4½ pounds small firm-ripe figs, washed but not peeled or stemmed
6 cups sugar
4 cups (1 quart) water
2/3 cup fresh lemon juice
1. Prick each fig with a sterilized needle (to keep the figs from bursting) and set aside.
2. Bring the sugar, water, and lemon juice to a boil in a large, heavy, nonreactive kettle over high heat. Add the figs, adjust the heat so the liquid bubbles gently, then cook the figs uncovered for 20 to 25 minutes until translucent. Set off the heat, cover, and let the figs plump in the syrup overnight.
3. The next day, wash and rinse 8 half-pint preserving jars and their closures and submerge in a large kettle of boiling water.
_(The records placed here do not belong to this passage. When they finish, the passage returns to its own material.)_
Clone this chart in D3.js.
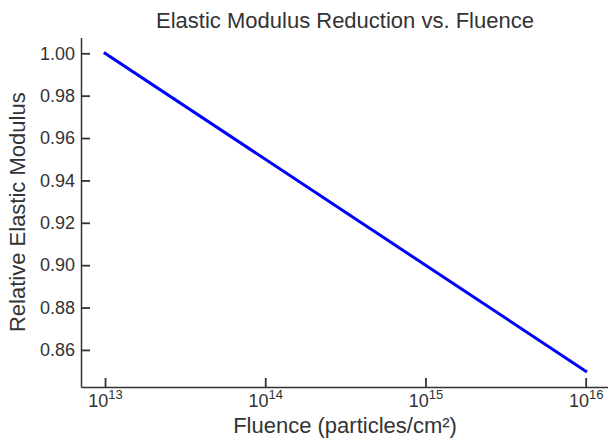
<!DOCTYPE html>
<html>
<head>
<meta charset="utf-8">
<script src="https://cdn.jsdelivr.net/npm/d3@7"></script>
<style>
  html, body { margin: 0; padding: 0; background: #fff; }
  svg { display: block; font-family: "Liberation Sans", Arial, sans-serif; }
</style>
</head>
<body>
<svg id="chart" width="608" height="438"></svg>
<script>
// ---- data ----
const fluence = [1e13, 1e16];
const relModulus = [1.00, 0.85];
const yTicks = [0.86, 0.88, 0.90, 0.92, 0.94, 0.96, 0.98, 1.00];
const xTickExps = [13, 14, 15, 16];
const titleText = "Elastic Modulus Reduction vs. Fluence";
const xLabelText = "Fluence (particles/cm²)";
const yLabelText = "Relative Elastic Modulus";

// ---- layout ----
const W = 608, H = 438;
const plot = { left: 81, right: 609.7, top: 37.4, bottom: 387 };
const textColor = "#333";

const svg = d3.select("#chart");

const x = d3.scaleLog()
  .domain([Math.pow(10, 12.85), Math.pow(10, 16.15)])
  .range([plot.left, plot.right]);
const y = d3.scaleLinear()
  .domain([0.8425, 1.0075])
  .range([plot.bottom, plot.top]);

// line
const data = fluence.map((f, i) => ({ f, v: relModulus[i] }));
svg.append("path")
  .datum(data)
  .attr("fill", "none")
  .attr("stroke", "#0000ff")
  .attr("stroke-width", 3)
  .attr("stroke-linecap", "square")
  .attr("d", d3.line().x(d => x(d.f)).y(d => y(d.v)));

// y axis (ticks inward)
const yAxis = d3.axisLeft(y)
  .tickValues(yTicks)
  .tickSizeInner(-9)
  .tickSizeOuter(0)
  .tickPadding(6)
  .tickFormat(d3.format(".2f"));
const gy = svg.append("g")
  .attr("transform", `translate(${plot.left},0)`)
  .call(yAxis);
gy.select(".domain").attr("stroke", textColor).attr("stroke-width", 1.5);
gy.selectAll(".tick line").attr("stroke", textColor).attr("stroke-width", 1.8);
gy.selectAll(".tick text")
  .attr("fill", textColor)
  .style("font-size", "18px")
  .style("font-family", "Liberation Sans, Arial, sans-serif")
  .attr("x", -6);

// x axis (ticks inward)
const xAxis = d3.axisBottom(x)
  .tickValues(xTickExps.map(e => Math.pow(10, e)))
  .tickSizeInner(-9)
  .tickSizeOuter(0)
  .tickFormat("");
const gx = svg.append("g")
  .attr("transform", `translate(0,${plot.bottom})`)
  .call(xAxis);
gx.select(".domain").attr("stroke", textColor).attr("stroke-width", 1.5);
gx.selectAll(".tick line").attr("stroke", textColor).attr("stroke-width", 1.8);
gx.selectAll(".tick").each(function(d, i) {
  const t = d3.select(this).append("text")
    .attr("y", 20)
    .attr("text-anchor", "middle")
    .attr("fill", textColor)
    .style("font-size", "18px")
    .style("font-family", "Liberation Sans, Arial, sans-serif");
  t.append("tspan").text("10");
  t.append("tspan")
    .attr("dy", -8)
    .style("font-size", "13px")
    .text(String(xTickExps[i]));
});

// title
svg.append("text")
  .attr("x", 345)
  .attr("y", 27.5)
  .attr("text-anchor", "middle")
  .attr("fill", textColor)
  .style("font-size", "22px")
  .text(titleText);

// x label
svg.append("text")
  .attr("x", 345)
  .attr("y", 433)
  .attr("text-anchor", "middle")
  .attr("fill", textColor)
  .style("font-size", "22px")
  .text(xLabelText);

// y label
svg.append("text")
  .attr("transform", `translate(25,${(plot.top + plot.bottom) / 2}) rotate(-90)`)
  .attr("text-anchor", "middle")
  .attr("fill", textColor)
  .style("font-size", "22px")
  .text(yLabelText);
</script>
</body>
</html>
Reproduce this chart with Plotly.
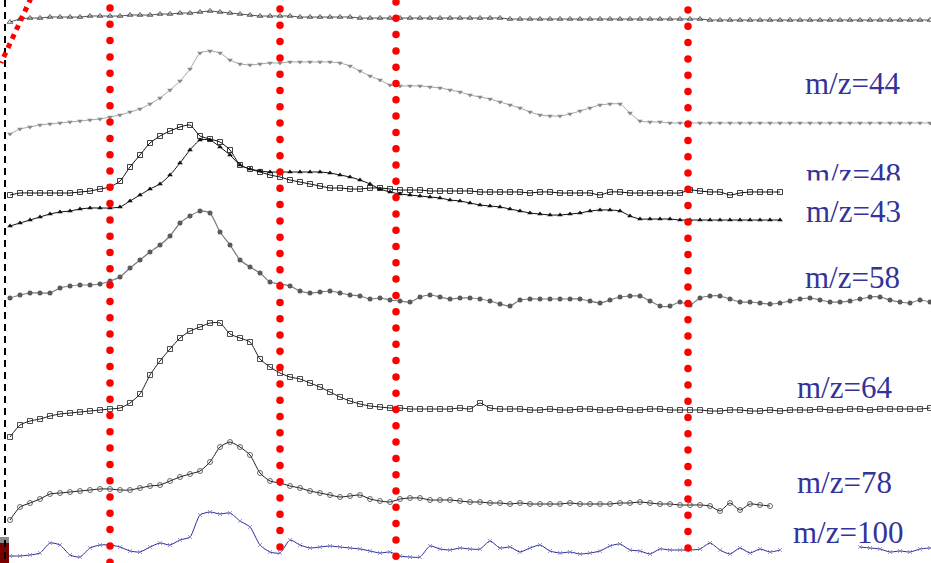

4. Set the kettle of figs over moderate heat and slowly bring to a boil. Skim off the froth, then pack the figs as attractively and tightly as possible in the hot preserving jars, filling to within ¼ inch of the top. Ladle in just enough boiling syrup to cover the figs, again leaving ¼ inch head space. Run a thin-blade spatula around the inside of each jar to release air bubbles; wipe the rim with a clean, damp cloth, then screw on the closure.
5. Process the jars for 20 minutes in a hot water bath (185° F.). Lift from the water bath; complete the seals, if necessary, by tightening the lids, then cool to room temperature.
6. Date and label each jar, then store on a cool, dark shelf for about a month before serving.